Blankman over at Midwest Coast Bias is clearly not happy with the changes to Nebraska football over the last month. In fact, it almost seems that we might be swapping roles as I've certainly found fewer things to be "Blasphemous" about lately. Blankman certainly feels that way, though.
I get the feeling that Blankman feels that Osborne's return as athletic director was more of a bloodless coup than a triumphant return. An interesting opinion, though even if you believe Osborne had ulterior motives, it would not have been possible to ascend to the top without the football program's complete implosion in the month of October. Opportunistic perhaps, but Osborne's predecessor dug his own hole.
Blankman also takes his shot at what he considers the "Five Pillars of the Tradition Coalition", which seems to be a constant theme no matter who is talking:
Tom is back and it's wonderful
Blankman takes issue with Osborne's involvement in recruiting, and I'll agree that I'm uncomfortable with that as well. I'm not sure what his other expectations for the athletic director are, except that I get the impression he didn't agree with changing football coaches.
Ramping up the Walk-On Program
Blankman points out that the walk-on program was never dead under Bill Callahan. It wasn't. It was simply curtailed. He points out a Journal-Star article from November about it, which points out that incoming walk-ons went from 30 in 2003 to 12 this season. Is twelve too few walk-on, or are thirty too many? I don't know the answer, but it might in fact be yes. Maybe the truth is somewhere in the middle. You want players who want to play for Nebraska...but not so many you can't handle the numbers.

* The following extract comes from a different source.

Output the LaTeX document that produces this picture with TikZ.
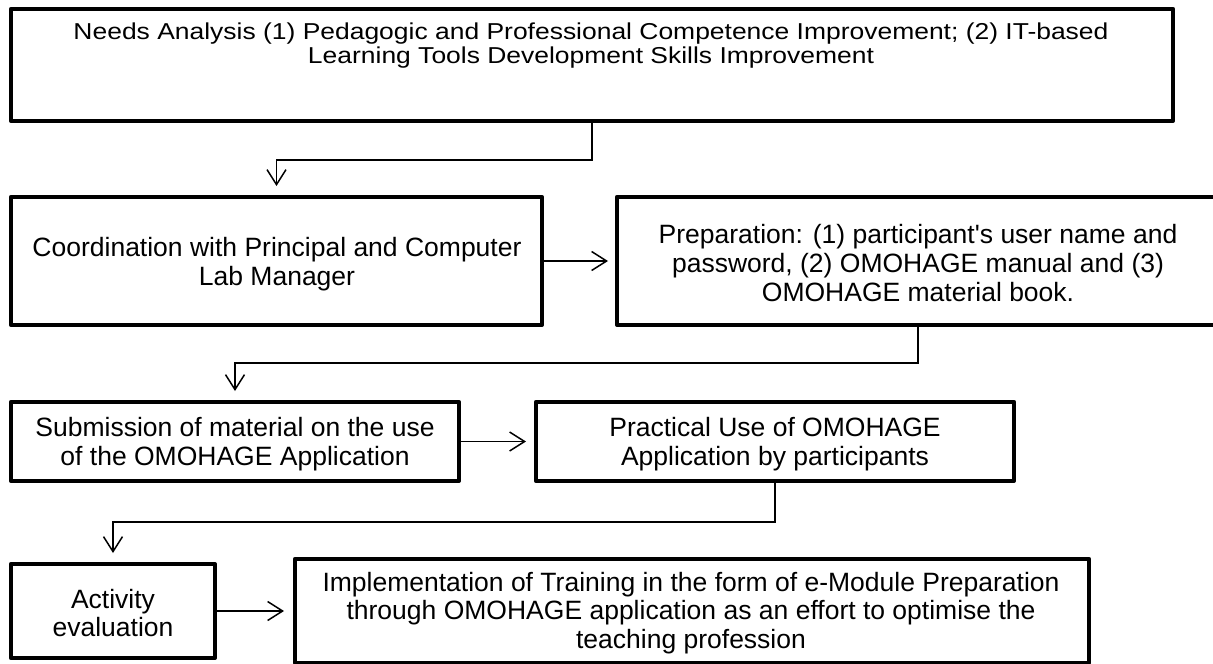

Criticizing Recruiting Services
Well, I've certainly not been shy about condemning recruiting services. It's easy to confuse recruiting with the rankings by these services. Sometimes they get things right... sometimes they don't. But some people take the rankings as gospel, which is where people get into trouble. That's what the message has been.
Talk about recruiting the best players in Nebraska
Nebraska has always depended on a combination of in-state AND out-of-state talent. Look at that 1997 Husker team...nearly half the starters were in-state guys. There are talented players in this state, and for them, "I Play For Nebraska" is not just a slogan or a sign in the locker room.
The Nebraska Way is Back in Force
One of these days, I hope to come up with a definition of the Nebraska Way. It may be like former Supreme Court justice Potter Stewart's definition of pornography: "I know it when I see it." It may be all the little things that, while minor by themselves, make the program something different than what it previously was. Is different a bad thing? Not necessarily. But sometimes change is not for the better, and when you look at the last four years, there are a lot of things that are significantly worse than they were. Those results make any changes look very questionable in the end.